Sabrina dedicates her time to helping businesses generate leads and meaningful revenue through the use of webinars and virtual events. For over a decade, she has worked with businesses of all sizes, ranging from Forture 100's to small startups. She works to re-design their event strategy so they can deliver highly successful outcomes through a combination of best practices and the implementation of proven technologies. She currently serves as the VP of Marketing for Onstream Media, a leading provider of audio and video communications, and actively contributes to various publications including TSNN. Follow her @onstreammedia
Webinars have quickly become an effective tool for companies. The ability to promote products, discuss new technologies, and inform both employees and clients about upcoming changes all in a live setting has contributed greatly to their popularity. However—like every technology—webinars aren’t immune to technical issues. Audio problems during webinars, can derail your best preparations and leave a lasting – and unfortunately negative – impression on hosts and participants. The success of webinars relies heavily on clear audio. In order to maximize the full potential of a webinar, avoid audio problems. But how exactly? Here’s how to actively prevent common audio problems during webinars.
Different Audio Technology
There are many different audio options for webinars, but choosing the right option can be daunting. VoIP, teleconferencing, and simulcast are all viable options. VoIP technology utilizes the computer speakers of both hosts and participants of a webinar. Teleconferencing uses a phone to provide audio for a webinar, and simulcast uses both VoIP technology and teleconferencing technology to provide audio. Let’s examine in depth the benefits and drawbacks of each.

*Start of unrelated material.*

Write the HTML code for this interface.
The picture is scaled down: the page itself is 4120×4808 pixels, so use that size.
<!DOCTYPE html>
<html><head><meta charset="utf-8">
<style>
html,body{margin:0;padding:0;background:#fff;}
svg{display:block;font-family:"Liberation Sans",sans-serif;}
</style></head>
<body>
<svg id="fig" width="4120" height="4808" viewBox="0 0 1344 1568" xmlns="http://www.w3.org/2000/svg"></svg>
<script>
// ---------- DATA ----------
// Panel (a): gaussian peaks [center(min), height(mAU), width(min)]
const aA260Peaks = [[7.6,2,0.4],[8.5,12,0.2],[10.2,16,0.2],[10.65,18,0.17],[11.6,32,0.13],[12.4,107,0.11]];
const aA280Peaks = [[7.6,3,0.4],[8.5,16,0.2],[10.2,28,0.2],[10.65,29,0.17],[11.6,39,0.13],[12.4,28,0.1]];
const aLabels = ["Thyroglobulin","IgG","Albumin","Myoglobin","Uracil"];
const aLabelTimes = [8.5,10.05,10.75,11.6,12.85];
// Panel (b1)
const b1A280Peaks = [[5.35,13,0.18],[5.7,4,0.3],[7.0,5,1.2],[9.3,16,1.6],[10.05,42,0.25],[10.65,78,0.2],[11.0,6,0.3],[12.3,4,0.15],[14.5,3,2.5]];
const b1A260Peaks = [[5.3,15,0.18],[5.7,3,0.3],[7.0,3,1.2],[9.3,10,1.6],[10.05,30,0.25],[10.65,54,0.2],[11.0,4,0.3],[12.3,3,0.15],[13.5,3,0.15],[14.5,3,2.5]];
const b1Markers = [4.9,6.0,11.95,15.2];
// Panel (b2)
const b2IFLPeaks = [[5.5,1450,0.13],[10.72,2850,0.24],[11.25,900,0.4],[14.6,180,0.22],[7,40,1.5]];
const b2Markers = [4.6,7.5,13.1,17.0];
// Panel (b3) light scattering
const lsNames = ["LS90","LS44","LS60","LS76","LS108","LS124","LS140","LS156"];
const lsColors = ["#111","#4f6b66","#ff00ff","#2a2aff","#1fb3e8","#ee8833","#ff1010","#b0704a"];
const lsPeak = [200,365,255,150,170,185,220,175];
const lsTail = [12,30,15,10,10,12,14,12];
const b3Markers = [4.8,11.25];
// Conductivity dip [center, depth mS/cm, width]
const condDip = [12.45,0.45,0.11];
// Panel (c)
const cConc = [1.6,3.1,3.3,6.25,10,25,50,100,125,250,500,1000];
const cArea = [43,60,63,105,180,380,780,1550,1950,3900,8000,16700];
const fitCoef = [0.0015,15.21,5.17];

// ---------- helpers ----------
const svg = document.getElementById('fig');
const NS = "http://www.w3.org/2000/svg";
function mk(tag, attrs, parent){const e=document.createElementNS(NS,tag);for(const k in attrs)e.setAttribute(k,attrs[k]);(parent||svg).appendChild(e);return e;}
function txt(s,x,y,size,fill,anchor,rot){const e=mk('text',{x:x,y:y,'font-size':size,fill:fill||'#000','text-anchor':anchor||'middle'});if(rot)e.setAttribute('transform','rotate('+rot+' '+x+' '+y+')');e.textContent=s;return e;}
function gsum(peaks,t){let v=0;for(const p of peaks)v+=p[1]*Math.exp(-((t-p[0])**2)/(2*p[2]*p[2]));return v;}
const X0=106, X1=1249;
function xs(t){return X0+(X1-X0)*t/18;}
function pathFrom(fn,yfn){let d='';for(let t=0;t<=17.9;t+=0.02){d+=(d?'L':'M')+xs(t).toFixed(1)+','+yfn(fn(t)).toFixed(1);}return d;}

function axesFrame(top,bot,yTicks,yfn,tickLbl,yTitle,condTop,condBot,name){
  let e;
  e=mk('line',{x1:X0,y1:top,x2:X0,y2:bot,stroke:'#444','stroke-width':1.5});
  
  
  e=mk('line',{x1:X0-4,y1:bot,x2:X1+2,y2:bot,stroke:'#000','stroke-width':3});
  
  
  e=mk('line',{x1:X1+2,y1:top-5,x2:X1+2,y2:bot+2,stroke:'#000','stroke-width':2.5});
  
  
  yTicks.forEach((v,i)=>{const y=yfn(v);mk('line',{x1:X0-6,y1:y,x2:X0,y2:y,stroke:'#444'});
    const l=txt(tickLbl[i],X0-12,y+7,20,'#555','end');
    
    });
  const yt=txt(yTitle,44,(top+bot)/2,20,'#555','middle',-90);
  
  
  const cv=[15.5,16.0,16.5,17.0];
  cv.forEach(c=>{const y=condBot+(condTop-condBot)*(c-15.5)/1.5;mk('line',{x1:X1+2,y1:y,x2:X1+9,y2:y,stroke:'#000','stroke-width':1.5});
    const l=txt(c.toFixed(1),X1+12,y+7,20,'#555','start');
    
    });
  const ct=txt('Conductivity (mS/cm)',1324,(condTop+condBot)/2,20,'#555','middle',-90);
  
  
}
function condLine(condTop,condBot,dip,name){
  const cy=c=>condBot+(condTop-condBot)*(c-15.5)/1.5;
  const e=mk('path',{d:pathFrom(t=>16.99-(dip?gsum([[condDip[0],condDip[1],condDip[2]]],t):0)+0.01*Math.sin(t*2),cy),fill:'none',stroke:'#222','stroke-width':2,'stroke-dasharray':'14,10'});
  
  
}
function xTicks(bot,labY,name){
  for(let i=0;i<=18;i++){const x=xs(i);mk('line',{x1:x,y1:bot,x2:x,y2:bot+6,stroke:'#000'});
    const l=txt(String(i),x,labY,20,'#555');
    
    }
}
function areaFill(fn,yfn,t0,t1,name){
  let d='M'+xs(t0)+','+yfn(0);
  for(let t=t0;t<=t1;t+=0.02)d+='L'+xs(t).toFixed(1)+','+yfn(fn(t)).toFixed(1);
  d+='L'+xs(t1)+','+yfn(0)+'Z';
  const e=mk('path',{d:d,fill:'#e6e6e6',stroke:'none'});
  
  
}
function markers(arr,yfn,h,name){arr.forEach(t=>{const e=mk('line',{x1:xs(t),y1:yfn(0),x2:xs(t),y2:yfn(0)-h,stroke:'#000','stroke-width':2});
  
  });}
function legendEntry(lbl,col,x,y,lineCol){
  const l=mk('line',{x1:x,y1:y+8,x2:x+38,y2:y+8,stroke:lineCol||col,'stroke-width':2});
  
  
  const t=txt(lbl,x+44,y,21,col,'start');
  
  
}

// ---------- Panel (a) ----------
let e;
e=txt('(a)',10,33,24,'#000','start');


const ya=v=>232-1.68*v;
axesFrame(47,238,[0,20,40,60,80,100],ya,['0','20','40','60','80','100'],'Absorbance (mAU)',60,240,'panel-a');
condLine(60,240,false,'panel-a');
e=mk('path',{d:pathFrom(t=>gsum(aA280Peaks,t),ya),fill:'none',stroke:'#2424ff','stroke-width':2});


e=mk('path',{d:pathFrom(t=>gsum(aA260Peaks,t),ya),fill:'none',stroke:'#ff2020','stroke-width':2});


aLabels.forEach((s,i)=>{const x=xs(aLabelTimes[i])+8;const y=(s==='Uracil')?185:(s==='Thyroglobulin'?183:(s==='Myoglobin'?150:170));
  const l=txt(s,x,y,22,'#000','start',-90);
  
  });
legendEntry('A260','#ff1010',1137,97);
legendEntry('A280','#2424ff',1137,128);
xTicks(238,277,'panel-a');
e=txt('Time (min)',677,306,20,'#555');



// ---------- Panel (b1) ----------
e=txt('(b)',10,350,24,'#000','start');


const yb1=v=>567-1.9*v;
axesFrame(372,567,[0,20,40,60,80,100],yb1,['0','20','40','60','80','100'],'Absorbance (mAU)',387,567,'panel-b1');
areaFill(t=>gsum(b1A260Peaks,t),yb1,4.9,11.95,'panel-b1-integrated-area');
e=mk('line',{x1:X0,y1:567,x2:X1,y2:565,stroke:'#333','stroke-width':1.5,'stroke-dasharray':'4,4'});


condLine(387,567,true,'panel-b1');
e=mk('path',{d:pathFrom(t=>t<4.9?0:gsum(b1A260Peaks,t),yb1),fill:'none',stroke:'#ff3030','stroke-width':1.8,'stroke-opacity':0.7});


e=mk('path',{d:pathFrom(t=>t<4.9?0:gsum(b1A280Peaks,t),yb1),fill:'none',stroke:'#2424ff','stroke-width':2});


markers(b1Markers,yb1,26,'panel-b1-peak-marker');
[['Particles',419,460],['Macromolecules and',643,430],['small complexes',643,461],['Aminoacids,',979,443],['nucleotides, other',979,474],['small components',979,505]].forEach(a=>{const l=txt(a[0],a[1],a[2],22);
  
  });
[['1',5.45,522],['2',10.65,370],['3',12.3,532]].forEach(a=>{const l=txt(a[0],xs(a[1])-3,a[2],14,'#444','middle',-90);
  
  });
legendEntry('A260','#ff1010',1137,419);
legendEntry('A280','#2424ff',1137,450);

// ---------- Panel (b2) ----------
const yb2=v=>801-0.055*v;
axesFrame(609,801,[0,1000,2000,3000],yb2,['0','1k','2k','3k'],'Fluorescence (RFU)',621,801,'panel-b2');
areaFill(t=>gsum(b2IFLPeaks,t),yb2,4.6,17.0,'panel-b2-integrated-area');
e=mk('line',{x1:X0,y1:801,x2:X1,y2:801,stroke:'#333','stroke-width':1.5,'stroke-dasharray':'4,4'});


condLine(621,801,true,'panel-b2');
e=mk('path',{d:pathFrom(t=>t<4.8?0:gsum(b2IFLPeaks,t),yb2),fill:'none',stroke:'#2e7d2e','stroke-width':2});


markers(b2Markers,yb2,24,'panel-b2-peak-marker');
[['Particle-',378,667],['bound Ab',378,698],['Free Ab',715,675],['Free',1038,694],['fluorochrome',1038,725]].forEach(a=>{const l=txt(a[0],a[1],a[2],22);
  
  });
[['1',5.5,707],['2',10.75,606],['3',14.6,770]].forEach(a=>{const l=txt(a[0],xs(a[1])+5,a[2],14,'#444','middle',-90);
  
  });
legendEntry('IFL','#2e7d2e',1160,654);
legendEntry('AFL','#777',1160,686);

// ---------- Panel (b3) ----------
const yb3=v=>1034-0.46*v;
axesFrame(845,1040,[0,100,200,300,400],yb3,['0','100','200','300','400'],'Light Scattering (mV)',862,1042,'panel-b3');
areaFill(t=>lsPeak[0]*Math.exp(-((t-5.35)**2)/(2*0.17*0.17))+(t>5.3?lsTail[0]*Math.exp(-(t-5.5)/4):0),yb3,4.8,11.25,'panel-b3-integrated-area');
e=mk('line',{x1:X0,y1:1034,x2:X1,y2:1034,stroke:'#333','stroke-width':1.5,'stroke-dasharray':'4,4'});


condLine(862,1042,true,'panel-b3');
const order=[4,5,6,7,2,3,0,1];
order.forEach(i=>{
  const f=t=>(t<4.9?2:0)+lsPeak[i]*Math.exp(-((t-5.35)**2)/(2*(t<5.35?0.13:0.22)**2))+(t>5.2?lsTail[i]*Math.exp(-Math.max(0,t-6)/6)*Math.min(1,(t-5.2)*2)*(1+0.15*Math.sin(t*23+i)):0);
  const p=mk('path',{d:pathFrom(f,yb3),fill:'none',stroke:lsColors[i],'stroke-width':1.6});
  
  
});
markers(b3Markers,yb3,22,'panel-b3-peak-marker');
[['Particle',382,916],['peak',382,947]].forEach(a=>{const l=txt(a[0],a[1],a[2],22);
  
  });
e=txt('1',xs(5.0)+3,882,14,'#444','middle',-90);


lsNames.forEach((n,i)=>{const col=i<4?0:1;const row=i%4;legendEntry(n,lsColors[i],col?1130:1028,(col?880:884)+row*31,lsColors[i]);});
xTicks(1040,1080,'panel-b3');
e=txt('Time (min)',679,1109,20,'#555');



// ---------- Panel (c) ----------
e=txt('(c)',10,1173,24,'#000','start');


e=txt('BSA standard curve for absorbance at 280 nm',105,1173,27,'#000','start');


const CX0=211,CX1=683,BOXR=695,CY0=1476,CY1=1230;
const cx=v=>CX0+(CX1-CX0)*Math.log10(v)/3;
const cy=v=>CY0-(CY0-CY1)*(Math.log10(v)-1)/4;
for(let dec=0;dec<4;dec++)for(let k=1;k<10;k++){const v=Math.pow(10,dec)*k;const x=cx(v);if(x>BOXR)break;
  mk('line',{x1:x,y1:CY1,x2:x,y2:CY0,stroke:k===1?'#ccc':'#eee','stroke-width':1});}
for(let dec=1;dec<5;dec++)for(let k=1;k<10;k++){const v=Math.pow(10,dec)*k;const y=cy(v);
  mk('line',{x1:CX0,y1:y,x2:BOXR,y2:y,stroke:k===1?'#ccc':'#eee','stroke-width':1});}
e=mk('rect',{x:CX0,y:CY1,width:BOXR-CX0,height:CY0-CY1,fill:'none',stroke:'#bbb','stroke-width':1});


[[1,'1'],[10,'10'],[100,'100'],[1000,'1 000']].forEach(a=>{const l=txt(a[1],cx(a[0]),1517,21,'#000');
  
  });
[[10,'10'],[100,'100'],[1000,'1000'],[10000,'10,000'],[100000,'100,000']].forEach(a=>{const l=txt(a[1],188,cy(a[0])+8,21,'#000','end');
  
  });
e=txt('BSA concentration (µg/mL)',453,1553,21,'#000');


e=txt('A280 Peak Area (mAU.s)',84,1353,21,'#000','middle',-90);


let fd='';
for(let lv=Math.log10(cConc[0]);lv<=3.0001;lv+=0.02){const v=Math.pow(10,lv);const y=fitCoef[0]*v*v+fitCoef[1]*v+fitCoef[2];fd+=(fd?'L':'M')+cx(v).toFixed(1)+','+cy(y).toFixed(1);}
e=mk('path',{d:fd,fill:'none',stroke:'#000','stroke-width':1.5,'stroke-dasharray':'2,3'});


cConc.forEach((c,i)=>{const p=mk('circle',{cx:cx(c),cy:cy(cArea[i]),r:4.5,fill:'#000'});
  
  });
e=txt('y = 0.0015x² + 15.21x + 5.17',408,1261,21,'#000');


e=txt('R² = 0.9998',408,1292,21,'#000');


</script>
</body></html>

VoIP technology is a cost-effective way to provide clear audio during webinars. It is also user-friendly and easy to use as a one-to-many format. A major drawback of the VoIP option is that many devices participants use to live stream a webinar don’t have speakers, so users can be stuck watching an audio-free webinar.
Teleconferencing offers hosts with a reliable, tested form of technology to provide audio during webinars. This option also makes it easy for open participation between hosts and attendees. Unfortunately, teleconferencing can be expensive and many participates of webinars are not set up to use a telephone to provide the audio for webinars.
Lastly, simulcast utilizes both VoIP and teleconferencing technology. Simulcast provides both hosts and participants with the most audio options during webinars. This is useful for participants who do not have a telephone to provide audio, as well as those who do not have speakers in their devices. The major concern when choosing simulcast as an audio technology is the cost.
All three audio options have pros and cons, so it vital for a business to evaluate its needs before choosing an audio technology for webinars.
Ways to Avoid Audio Issues
No matter what auto technology a company chooses, audio issues are bound to occur unexpectedly. Some of the most common issues with audio during webinars are interruptions and distractions that shift the focus of participants and hosts away from the actual content of the webinar. A great way to limit distractions and interruptions is to use a headphone-microphone combination.
Despite being useful tools, headphones and microphones aren’t immune to certain technical issues though. Ambient sounds can mix in with audio and create muffled and indiscernible noise. Using an echo cancellation processor is a great way to ensure microphones and headphones are transmitting only the sounds they are intended to. Automixing devices automatically reduce microphone signals when they are not being used, and strengthen the signal for in-use microphones.
Even when microphones and headphones are used, an echo can occur, adding an unwanted reverberation of noise during a webinar. To combat unwanted echoes, use an echo cancellation processor. These processors take a digital audio signal and process it to improve the signal and emit a stronger, clearer sound.
As more companies utilize webinars for various reasons, it’s vital to choose an audio technology that will create the best webinar experience for both hosts and participants. Audio issues can completely negate the numerous benefits of webinars, so choosing the correct audio technology—VoIP, teleconferencing, simulcast—that best fits a company’s needs is crucial. Beyond choosing the best technology to provide audio for a webinar, companies must also consider other factors that cause audio interruptions. Audio distractions, echoes, ambient noises, and other problems are bound to occur despite what audio technology is chosen. Luckily, using headphones, microphones, automixing, and echo cancellation processors companies can ensure high-level audio clarity for webinars.
When you’ve invested in planning and preparation for your next webinar, don’t overlook that audio component. Choose the best set up for your needs and then test it before your next webinar to keep audio problems from ruining the experience.